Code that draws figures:
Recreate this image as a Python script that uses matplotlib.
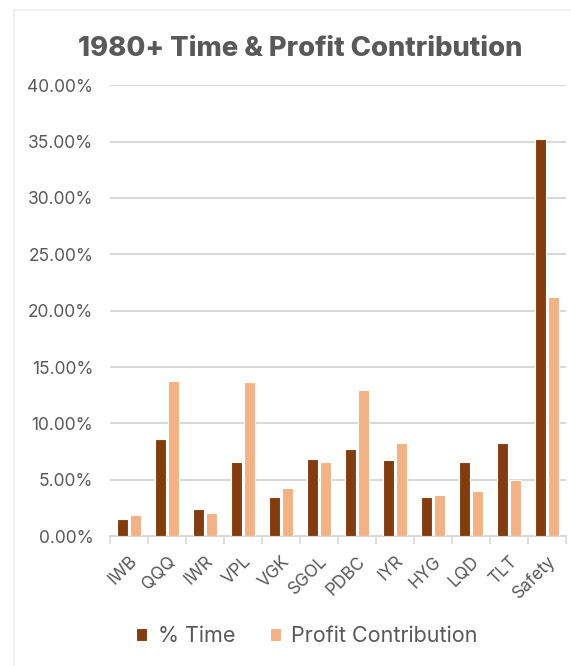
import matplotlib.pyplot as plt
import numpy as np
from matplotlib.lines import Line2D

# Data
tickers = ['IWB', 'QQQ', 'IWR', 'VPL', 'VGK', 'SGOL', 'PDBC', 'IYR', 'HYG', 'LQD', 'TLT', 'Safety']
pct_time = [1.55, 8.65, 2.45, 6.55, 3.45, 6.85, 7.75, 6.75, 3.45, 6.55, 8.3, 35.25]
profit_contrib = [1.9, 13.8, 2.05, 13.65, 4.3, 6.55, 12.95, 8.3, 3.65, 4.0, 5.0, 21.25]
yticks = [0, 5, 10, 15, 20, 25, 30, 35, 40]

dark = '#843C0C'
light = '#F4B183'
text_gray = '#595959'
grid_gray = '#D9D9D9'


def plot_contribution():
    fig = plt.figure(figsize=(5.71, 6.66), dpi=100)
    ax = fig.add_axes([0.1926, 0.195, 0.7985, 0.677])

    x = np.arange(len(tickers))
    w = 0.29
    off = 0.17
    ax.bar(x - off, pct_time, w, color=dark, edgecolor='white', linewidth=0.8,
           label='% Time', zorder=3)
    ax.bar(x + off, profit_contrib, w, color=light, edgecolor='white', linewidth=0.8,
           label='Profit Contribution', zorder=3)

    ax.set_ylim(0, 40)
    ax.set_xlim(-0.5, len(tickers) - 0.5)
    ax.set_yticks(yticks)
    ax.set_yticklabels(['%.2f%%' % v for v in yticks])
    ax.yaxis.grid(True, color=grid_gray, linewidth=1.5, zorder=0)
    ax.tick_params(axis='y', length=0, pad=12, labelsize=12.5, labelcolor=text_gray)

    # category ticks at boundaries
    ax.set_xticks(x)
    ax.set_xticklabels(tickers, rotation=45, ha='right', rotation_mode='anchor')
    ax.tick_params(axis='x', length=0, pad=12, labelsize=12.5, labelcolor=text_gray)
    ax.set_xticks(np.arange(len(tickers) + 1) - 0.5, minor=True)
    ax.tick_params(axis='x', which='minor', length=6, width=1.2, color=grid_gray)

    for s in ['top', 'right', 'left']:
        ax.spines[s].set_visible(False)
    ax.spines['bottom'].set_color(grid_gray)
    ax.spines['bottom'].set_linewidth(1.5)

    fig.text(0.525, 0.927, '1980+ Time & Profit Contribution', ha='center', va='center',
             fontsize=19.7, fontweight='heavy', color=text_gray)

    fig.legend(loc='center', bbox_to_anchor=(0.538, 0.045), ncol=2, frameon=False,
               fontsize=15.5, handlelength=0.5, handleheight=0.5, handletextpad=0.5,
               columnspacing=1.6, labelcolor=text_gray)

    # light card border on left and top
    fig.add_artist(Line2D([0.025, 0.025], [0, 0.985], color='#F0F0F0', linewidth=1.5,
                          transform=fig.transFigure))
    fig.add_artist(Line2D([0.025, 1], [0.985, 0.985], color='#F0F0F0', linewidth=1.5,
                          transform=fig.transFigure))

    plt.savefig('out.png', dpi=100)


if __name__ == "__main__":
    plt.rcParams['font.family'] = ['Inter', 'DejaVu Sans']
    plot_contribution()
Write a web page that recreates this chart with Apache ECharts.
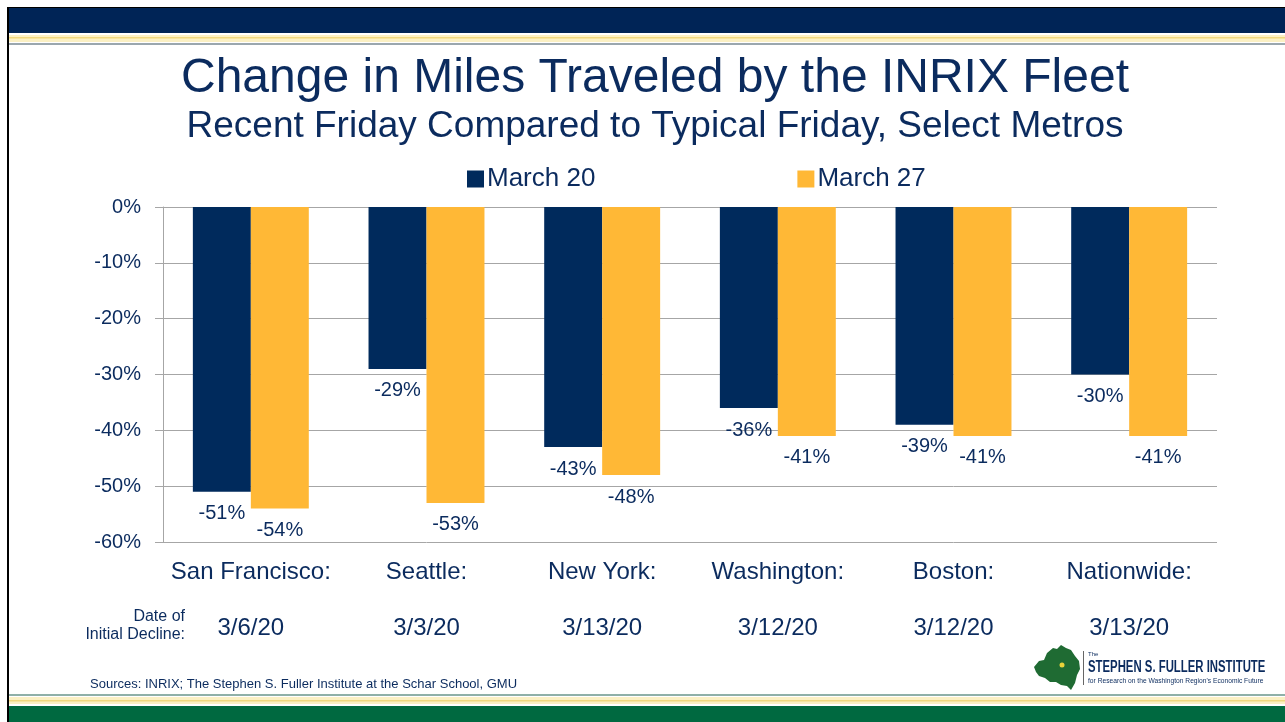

Problem statement:
Omit the images and transcribe all of the records above word for word.

The response:
Recreate this image as a Python script that uses matplotlib.
import matplotlib.pyplot as plt
import numpy as np
from matplotlib.lines import Line2D

# Data
tickers = ['IWB', 'QQQ', 'IWR', 'VPL', 'VGK', 'SGOL', 'PDBC', 'IYR', 'HYG', 'LQD', 'TLT', 'Safety']
pct_time = [1.55, 8.65, 2.45, 6.55, 3.45, 6.85, 7.75, 6.75, 3.45, 6.55, 8.3, 35.25]
profit_contrib = [1.9, 13.8, 2.05, 13.65, 4.3, 6.55, 12.95, 8.3, 3.65, 4.0, 5.0, 21.25]
yticks = [0, 5, 10, 15, 20, 25, 30, 35, 40]

dark = '#843C0C'
light = '#F4B183'
text_gray = '#595959'
grid_gray = '#D9D9D9'


def plot_contribution():
    fig = plt.figure(figsize=(5.71, 6.66), dpi=100)
    ax = fig.add_axes([0.1926, 0.195, 0.7985, 0.677])

    x = np.arange(len(tickers))
    w = 0.29
    off = 0.17
    ax.bar(x - off, pct_time, w, color=dark, edgecolor='white', linewidth=0.8,
           label='% Time', zorder=3)
    ax.bar(x + off, profit_contrib, w, color=light, edgecolor='white', linewidth=0.8,
           label='Profit Contribution', zorder=3)

    ax.set_ylim(0, 40)
    ax.set_xlim(-0.5, len(tickers) - 0.5)
    ax.set_yticks(yticks)
    ax.set_yticklabels(['%.2f%%' % v for v in yticks])
    ax.yaxis.grid(True, color=grid_gray, linewidth=1.5, zorder=0)
    ax.tick_params(axis='y', length=0, pad=12, labelsize=12.5, labelcolor=text_gray)

    # category ticks at boundaries
    ax.set_xticks(x)
    ax.set_xticklabels(tickers, rotation=45, ha='right', rotation_mode='anchor')
    ax.tick_params(axis='x', length=0, pad=12, labelsize=12.5, labelcolor=text_gray)
    ax.set_xticks(np.arange(len(tickers) + 1) - 0.5, minor=True)
    ax.tick_params(axis='x', which='minor', length=6, width=1.2, color=grid_gray)

    for s in ['top', 'right', 'left']:
        ax.spines[s].set_visible(False)
    ax.spines['bottom'].set_color(grid_gray)
    ax.spines['bottom'].set_linewidth(1.5)

    fig.text(0.525, 0.927, '1980+ Time & Profit Contribution', ha='center', va='center',
             fontsize=19.7, fontweight='heavy', color=text_gray)

    fig.legend(loc='center', bbox_to_anchor=(0.538, 0.045), ncol=2, frameon=False,
               fontsize=15.5, handlelength=0.5, handleheight=0.5, handletextpad=0.5,
               columnspacing=1.6, labelcolor=text_gray)

    # light card border on left and top
    fig.add_artist(Line2D([0.025, 0.025], [0, 0.985], color='#F0F0F0', linewidth=1.5,
                          transform=fig.transFigure))
    fig.add_artist(Line2D([0.025, 1], [0.985, 0.985], color='#F0F0F0', linewidth=1.5,
                          transform=fig.transFigure))

    plt.savefig('out.png', dpi=100)


if __name__ == "__main__":
    plt.rcParams['font.family'] = ['Inter', 'DejaVu Sans']
    plot_contribution()
Write a web page that recreates this chart with Apache ECharts.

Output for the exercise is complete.